Semantic Retrieval: Cortez Remembers What Matters

Cortez's memory got a real retrieval engine — semantic search over a room's knowledge and its own history, so replies carry what's actually relevant instead of everything at once.

Cortez's memory got a real retrieval engine. Previously, every reply stuffed as much of a room's accumulated knowledge (“neurons”) into the prompt as would fit — expensive and imprecise. Now GroupGPT runs local embedding-based retrieval:

  • Semantic neuron search — a cross-room cosine-similarity search over a vector index surfaces the knowledge actually relevant to the current message, instead of dumping everything.
  • Private-room history search — a second index lets Cortez pull the most relevant prior messages from the room's own history into context.
  • Zero-token FAQ — common product questions (“what is GroupGPT”, “what can you do”, and friends) are answered from a curated, semantically-matched FAQ without calling the model at all — instant, free responses.

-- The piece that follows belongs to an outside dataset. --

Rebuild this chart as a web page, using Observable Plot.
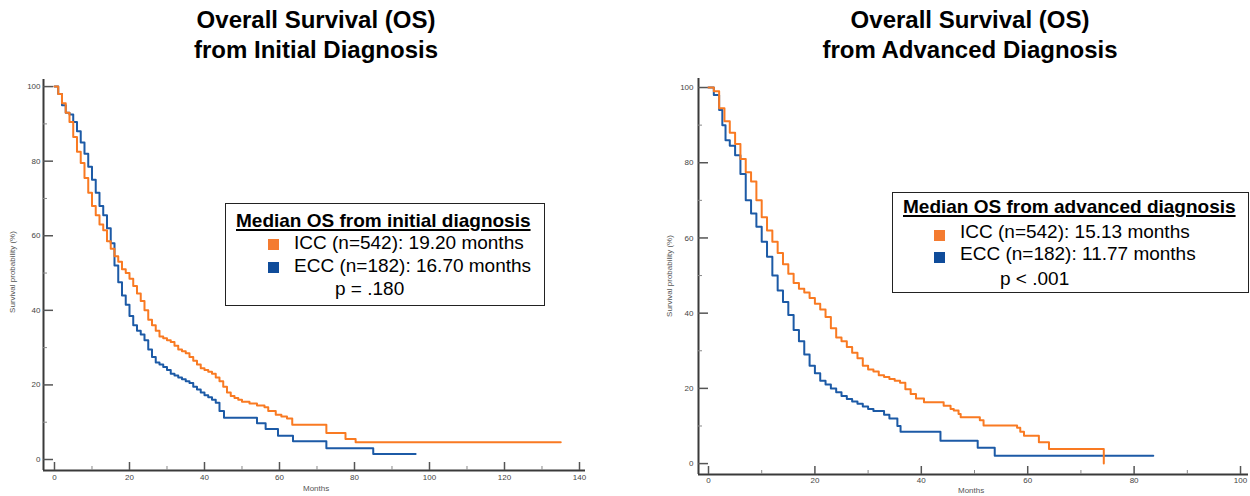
<!DOCTYPE html>
<html>
<head>
<meta charset="utf-8">
<script src="https://cdn.jsdelivr.net/npm/d3@7"></script>
<script src="https://cdn.jsdelivr.net/npm/@observablehq/plot@0.6"></script>
<style>
  html, body { margin: 0; padding: 0; background: #fff; }
  body { width: 1250px; height: 496px; position: relative; overflow: hidden;
         font-family: "Liberation Sans", Arial, sans-serif; color: #000; }
  .abs { position: absolute; white-space: nowrap; }
  .title { width: 500px; text-align: center; font-size: 24px; font-weight: bold; line-height: 30px; }
  .box { border: 1.5px solid #222; box-sizing: border-box; background: #fff; }
  .lt { font-size: 19px; line-height: 19px; }
  .lh { font-weight: bold; text-decoration: underline; text-decoration-thickness: 2px; text-underline-offset: 2px; }
  .sq { width: 11px; height: 11px; }
  .axlab { font-size: 8px; color: #555; }
</style>
</head>
<body>
<script>
// ---------------- data ----------------
const titlesLeft = ["Overall Survival (OS)", "from Initial Diagnosis"];
const titlesRight = ["Overall Survival (OS)", "from Advanced Diagnosis"];
const seriesNames = ["ICC", "ECC"];
const seriesCounts = ["ICC (n=542)", "ECC (n=182)"];
const seriesColors = ["#f97a22", "#1c5aa6"];
const legendSquareColors = ["#f47b30", "#0f4c9a"];
const legendTitleLeft = "Median OS from initial diagnosis";
const legendTitleRight = "Median OS from advanced diagnosis";
const mediansLeft = ["19.20", "16.70"];
const mediansRight = ["15.13", "11.77"];
const pLeft = "p = .180";
const pRight = "p < .001";
const xLabel = "Months";
const yLabel = "Survival probability (%)";

const yMajor = [0, 20, 40, 60, 80, 100];
const yMinor = [10, 30, 50, 70, 90];
const xMajorLeft = [0, 20, 40, 60, 80, 100, 120, 140];
const xMinorLeft = [10, 30, 50, 70, 90, 110, 130];
const xMajorRight = [0, 20, 40, 60, 80, 100];
const xMinorRight = [10, 30, 50, 70, 90];

// Left: OS from initial diagnosis
const leftIccTime = [0,1,2,3,4,5,6,7,8,9,10,11,12,13,14,15,16,17,18,19,20,21,22,23,24,25,26,27,28,29,30,31,32,33,34,35,36,37,38,39,40,41,42,43,44,45,46,47,48,49,50,52,54,56,57,59,60.5,62,63.4,72.5,77.6,80.3,135];
const leftIccSurv = [100,98,95.5,93,90.5,86.5,82.5,79.5,75.5,71.5,68,65.5,63,61.5,58.5,56.5,54.5,53,51,50,48.5,46.5,44.5,42.5,40,37.5,36,34.5,33,32.5,32,31.5,30.5,29.5,29,28.5,27.5,26.5,25.5,24.5,24,23.5,23,22,21,19.5,18,17,16.5,16,15.5,15,14.5,14,13,12,11.5,11,9.3,7.1,5.5,4.6,4.6];
const leftEccTime = [0,1,2,3,4,5,6,7,8,9,10,11,12,13,14,15,16,17,18,19,20,21,22,23,24,25,26,27,28,29,30,31,32,33,34,35,36,37,38,39,40,41,42,43,44,45.2,54,56.3,59.6,63.6,72.5,85,96.3];
const leftEccSurv = [100,98,95,93,92.5,90.5,88,85,82,78.5,75,71.5,68,65.5,62,58,52,47.5,44,41.5,38.5,36,34.5,33.5,32,29.5,27.5,26,25.5,24.8,24,23,22.5,22,21.5,21,20.5,19.5,18.8,18,17.2,16.7,16,15.2,13,11.2,9.7,8.2,6.4,4.9,3.0,1.5,1.5];

// Right: OS from advanced diagnosis
const rightIccTime = [0,1,2,3,4,5,6,7,8,9,10,11,12,13,14,15,16,17,18,19,20,21,22,23,24,25,26,27,28,29,30,31,32,33,34,35,36,37,38,39,40.5,44.2,45.5,46.1,47,47.4,51,51.7,58,58.6,59.3,62.1,64,74.3];
const rightIccSurv = [100,99,94.5,91,88,85,81,77.5,75,70,65.5,62,59,56,53,50.5,48,46.5,45.5,44,42.5,41,39,36,33.5,32.5,31,29.5,28,26,25,24.5,23.5,23,22.5,22,21.5,19.8,18.5,17.3,16.3,15.4,14.5,14.1,13.2,12.3,11.5,10.1,9.5,8.5,7.4,5.7,3.9,0];
const rightEccTime = [0,1,2,2.6,3.2,4,5,6,7,8,9,10,11,12,13,14,15,16,17,18,19,20,21,22,23,24,25,26,27,28,29,30,31,33,34,35.5,36.1,43.6,50.6,53.8,83.6];
const rightEccSurv = [100,98,94,90,86,84.5,82,77,70,66.5,63,59,55,50,46,43,39.5,35.5,32.5,29,26,24,22,21,20,19,18,17.2,16.5,15.9,15.2,14.5,14,13,12,10,8.5,6.1,4.2,2.1,2.1];

// scale domains (the axes are offset from the data origin)
const xDomainLeft = [-2.93, 141.6];
const yDomainLeft = [-2.95, 101.9];
const xDomainRight = [-1.88, 101.5];
const yDomainRight = [-2.9, 102.4];

// ---------------- helpers ----------------
function series(time, surv, name) {
  return time.map((t, i) => ({t, s: surv[i], series: name}));
}
const leftData = [...series(leftEccTime, leftEccSurv, "ECC"), ...series(leftIccTime, leftIccSurv, "ICC")];
const rightData = [...series(rightEccTime, rightEccSurv, "ECC"), ...series(rightIccTime, rightIccSurv, "ICC")];

function km(data, opt) {
  const axisColor = "#3a3a3a";
  const tickColor = "#555";
  return Plot.plot({
    width: opt.width, height: opt.height,
    marginLeft: opt.ml, marginRight: opt.mr, marginTop: opt.mt, marginBottom: opt.mb,
    x: {domain: opt.xDomain},
    y: {domain: opt.yDomain},
    color: {domain: seriesNames, range: seriesColors},
    style: {fontFamily: '"Liberation Sans", Arial, sans-serif', background: "transparent", overflow: "visible"},
    marks: [
      // axis lines
      Plot.ruleX([opt.xDomain[0]], {stroke: axisColor, strokeWidth: 2}),
      Plot.ruleY([opt.yDomain[0]], {stroke: axisColor, strokeWidth: 2}),
      // y ticks (inward) and labels
      Plot.axisY(yMajor, {tickSize: 10, dx: 10, fill: "none", stroke: tickColor, strokeWidth: 1.5, label: null}),
      Plot.axisY(yMinor, {tickSize: 4, dx: 4, fill: "none", stroke: "#888", strokeWidth: 1, label: null}),
      Plot.axisY(yMajor, {tickSize: 0, tickPadding: opt.ypad, fontSize: 8, fill: "#444", label: null}),
      // x ticks (inward) and labels
      Plot.axisX(opt.xMajor, {tickSize: 8, dy: -8, fill: "none", stroke: tickColor, strokeWidth: 1.5, label: null}),
      Plot.axisX(opt.xMinor, {tickSize: 4, dy: -4, fill: "none", stroke: "#888", strokeWidth: 1, label: null}),
      Plot.axisX(opt.xMajor, {tickSize: 0, tickPadding: opt.xpad, fontSize: 8, fill: "#444", label: null}),
      // survival curves
      Plot.line(data, {x: "t", y: "s", z: "series", stroke: "series", curve: "step-after", strokeWidth: 2})
    ]
  });
}

function addAbs(html, cls, left, top, extra) {
  const d = document.createElement("div");
  d.className = "abs " + (cls || "");
  d.style.left = left + "px";
  d.style.top = top + "px";
  if (extra) Object.assign(d.style, extra);
  d.innerHTML = html;
  document.body.appendChild(d);
  return d;
}

// ---------------- left panel ----------------
const left = km(leftData, {width: 600, height: 436, ml: 43, mr: 15, mt: 19, mb: 26,
  xDomain: xDomainLeft, yDomain: yDomainLeft, xMajor: xMajorLeft, xMinor: xMinorLeft, ypad: 3, xpad: 4});
left.style.position = "absolute"; left.style.left = "0px"; left.style.top = "60px";
document.body.appendChild(left);

// ---------------- right panel ----------------
const right = km(rightData, {width: 610, height: 436, ml: 58, mr: 2, mt: 18, mb: 22,
  xDomain: xDomainRight, yDomain: yDomainRight, xMajor: xMajorRight, xMinor: xMinorRight, ypad: 5, xpad: 3});
right.style.position = "absolute"; right.style.left = "640px"; right.style.top = "60px";
document.body.appendChild(right);

// ---------------- titles ----------------
addAbs(titlesLeft.join("<br>"), "title", 316 - 250, 5);
addAbs(titlesRight.join("<br>"), "title", 970 - 250, 5);

// axis labels
addAbs(xLabel, "axlab", 303, 484);
addAbs(xLabel, "axlab", 958, 486);
const yl1 = addAbs(yLabel, "axlab", 12, 272, {transform: "translate(-50%,-50%) rotate(-90deg)"});
const yl2 = addAbs(yLabel, "axlab", 669, 276, {transform: "translate(-50%,-50%) rotate(-90deg)"});

// ---------------- legends ----------------
function legend(o) {
  addAbs("", "box", o.bx, o.by, {width: o.bw + "px", height: o.bh + "px"});
  addAbs(o.title, "lt lh", o.tx, o.base[0] - 16);
  for (let i = 0; i < 2; i++) {
    addAbs("", "sq", o.sqx, o.sqy[i], {background: legendSquareColors[i]});
    addAbs(seriesCounts[i] + ": " + o.medians[i] + " months", "lt", o.lx, o.base[i + 1] - 16);
  }
  addAbs(o.p, "lt", o.px, o.base[3] - 16);
}
legend({bx: 225, by: 203, bw: 320, bh: 103, title: legendTitleLeft, tx: 236,
  base: [227, 249, 272, 295], sqx: 268, sqy: [239, 262], lx: 294, medians: mediansLeft, p: pLeft, px: 335});
legend({bx: 892, by: 192, bw: 357, bh: 101, title: legendTitleRight, tx: 903,
  base: [213, 238, 260, 285], sqx: 934, sqy: [230, 252], lx: 960, medians: mediansRight, p: pRight, px: 1000});
</script>
</body>
</html>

Under the hood it runs entirely locally: a compact MiniLM embedding model (384-dimensional) plus a reranker, backed by sqlite-vec virtual tables over a WAL-mode SQLite connection. Models warm at boot in a degraded-mode-safe path so a cold embedding model never blocks chat, and a backfill seeded the existing corpus. World chat and end-to-end-encrypted rooms are always excluded from indexing for privacy.

Why it matters

This is the difference between an assistant that gestures at everything it's ever been told and one that recalls the right thing at the right moment. It makes replies more relevant and dramatically cheaper, because the prompt only carries what's actually pertinent — and the FAQ answers the most-asked questions for free.